= Electoral division of Cornwall =

Former electoral division of the Tasmanian Legislative Council

The electoral division of Cornwall was an electoral division in the Tasmanian Legislative Council of Australia. It was abolished in 1999 after the Legislative Council was reduced from 19 members to 15.

The former division was located on the western side of the Tamar River and central Launceston. Cornwall included Legana and the Launceston suburbs of Riverside and Trevallyn, South Launceston, East Launceston, Punchbowl and Sandhill.

Most of the electorate including Legana, Trevallyn, Riverside and Grinderwald were incorporated into the Division of Rosevears.

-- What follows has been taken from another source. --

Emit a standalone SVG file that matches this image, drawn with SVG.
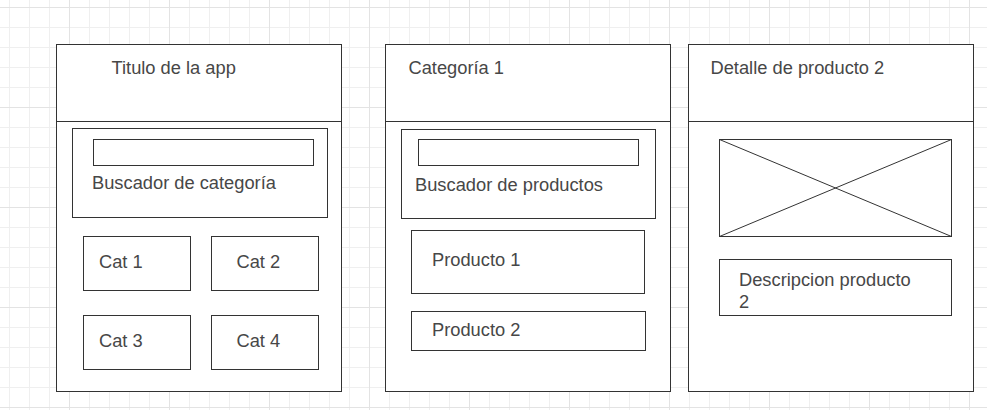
<svg xmlns="http://www.w3.org/2000/svg" width="987" height="410" viewBox="0 0 987 410">
<defs>
<pattern id="gMinor" x="9" y="7" width="20" height="20" patternUnits="userSpaceOnUse">
<path d="M0.5 0V20M0 0.5H20" stroke="#efefef" stroke-width="1" fill="none"/>
</pattern>
<pattern id="gMajor" x="69" y="7" width="100" height="100" patternUnits="userSpaceOnUse">
<path d="M0.5 0V100M0 0.5H100" stroke="#e3e3e3" stroke-width="1" fill="none"/>
</pattern>
</defs>
<style>
.b{fill:#fff;stroke:#333;stroke-width:1}
.l{stroke:#333;stroke-width:1;fill:none}
.t{font-family:"Liberation Sans",Arial,sans-serif;font-size:18.3px;fill:#474747}
</style>
<rect width="987" height="410" fill="#fff"/>
<rect width="987" height="410" fill="url(#gMinor)"/>
<rect width="987" height="410" fill="url(#gMajor)"/>

<g id="screen1">
<rect class="b" x="56.5" y="44.5" width="285" height="347"/>
<line class="l" x1="56.5" y1="121.5" x2="341.5" y2="121.5"/>
<text class="t" x="111.5" y="74">Titulo de la app</text>
</g>
<g id="buscador-categoria">
<rect class="b" x="72.5" y="128.5" width="255" height="89"/>
<rect class="b" x="93.5" y="139.5" width="220" height="26"/>
<text class="t" x="92" y="188.5">Buscador de categoría</text>
</g>
<g id="cat1">
<rect class="b" x="83.5" y="236.5" width="107" height="54"/>
<text class="t" x="99" y="268">Cat 1</text>
</g>
<g id="cat2">
<rect class="b" x="211.5" y="236.5" width="107" height="54"/>
<text class="t" x="236.5" y="268">Cat 2</text>
</g>
<g id="cat3">
<rect class="b" x="83.5" y="315.5" width="107" height="54"/>
<text class="t" x="99" y="346.5">Cat 3</text>
</g>
<g id="cat4">
<rect class="b" x="211.5" y="315.5" width="107" height="54"/>
<text class="t" x="236.5" y="346.5">Cat 4</text>
</g>

<g id="screen2">
<rect class="b" x="385.5" y="44.5" width="285" height="347"/>
<line class="l" x1="385.5" y1="121.5" x2="670.5" y2="121.5"/>
<text class="t" x="408.5" y="74">Categoría 1</text>
</g>
<g id="buscador-productos">
<rect class="b" x="401.5" y="129.5" width="254" height="89"/>
<rect class="b" x="418.5" y="139.5" width="220" height="26"/>
<text class="t" x="415" y="190.5">Buscador de productos</text>
</g>
<g id="producto1">
<rect class="b" x="411.5" y="230.5" width="233" height="63"/>
<text class="t" x="432" y="266">Producto 1</text>
</g>
<g id="producto2">
<rect class="b" x="411.5" y="311.5" width="234" height="39"/>
<text class="t" x="432" y="336">Producto 2</text>
</g>

<g id="screen3">
<rect class="b" x="688.5" y="44.5" width="285" height="347"/>
<line class="l" x1="688.5" y1="121.5" x2="973.5" y2="121.5"/>
<text class="t" x="710.5" y="74">Detalle de producto 2</text>
</g>
<g id="imagen">
<rect class="b" x="719.5" y="139.5" width="232" height="97"/>
<path class="l" d="M719.5 139.5L951.5 236.5M951.5 139.5L719.5 236.5"/>
</g>
<g id="descripcion">
<rect class="b" x="719.5" y="259.5" width="232" height="56"/>
<text class="t" x="739" y="286">Descripcion producto</text>
<text class="t" x="739" y="308">2</text>
</g>
<g id="connectors"/>
</svg>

However the central Launceston suburbs became part of Paterson. At the time of its abolition, Cornwall had 18,481 enrolled voters. Of these, 8,837 were transferred to Paterson and 10,281 were transferred Rosevears.

The last member of Cornwall was Ray Bailey.

==Members==

| Member |  | Party | Period |
|---|---|---|---|
|  | William Robinson | Independent | 1946–1948 |
|  | Margaret McIntyre | Independent | 1948 |
|  | Ernest Record | Independent | 1948–1954 |
|  | John Orchard | Liberal | 1954–1961 |
|  | Geoffrey Foot | Independent | 1961–1972 |
|  | Frank King | Independent | 1972–1978 |
|  | Mac Le Fevre | Independent | 1978–1984 |
|  | Robin McKendrick | Independent | 1984–1990 |
|  | Ray Bailey | Independent | 1990–1999 |

==See also==

- Cornwall Land District

==Notes==

After 1999 Ray Bailey was made member for Rosevears. He retired in 2002.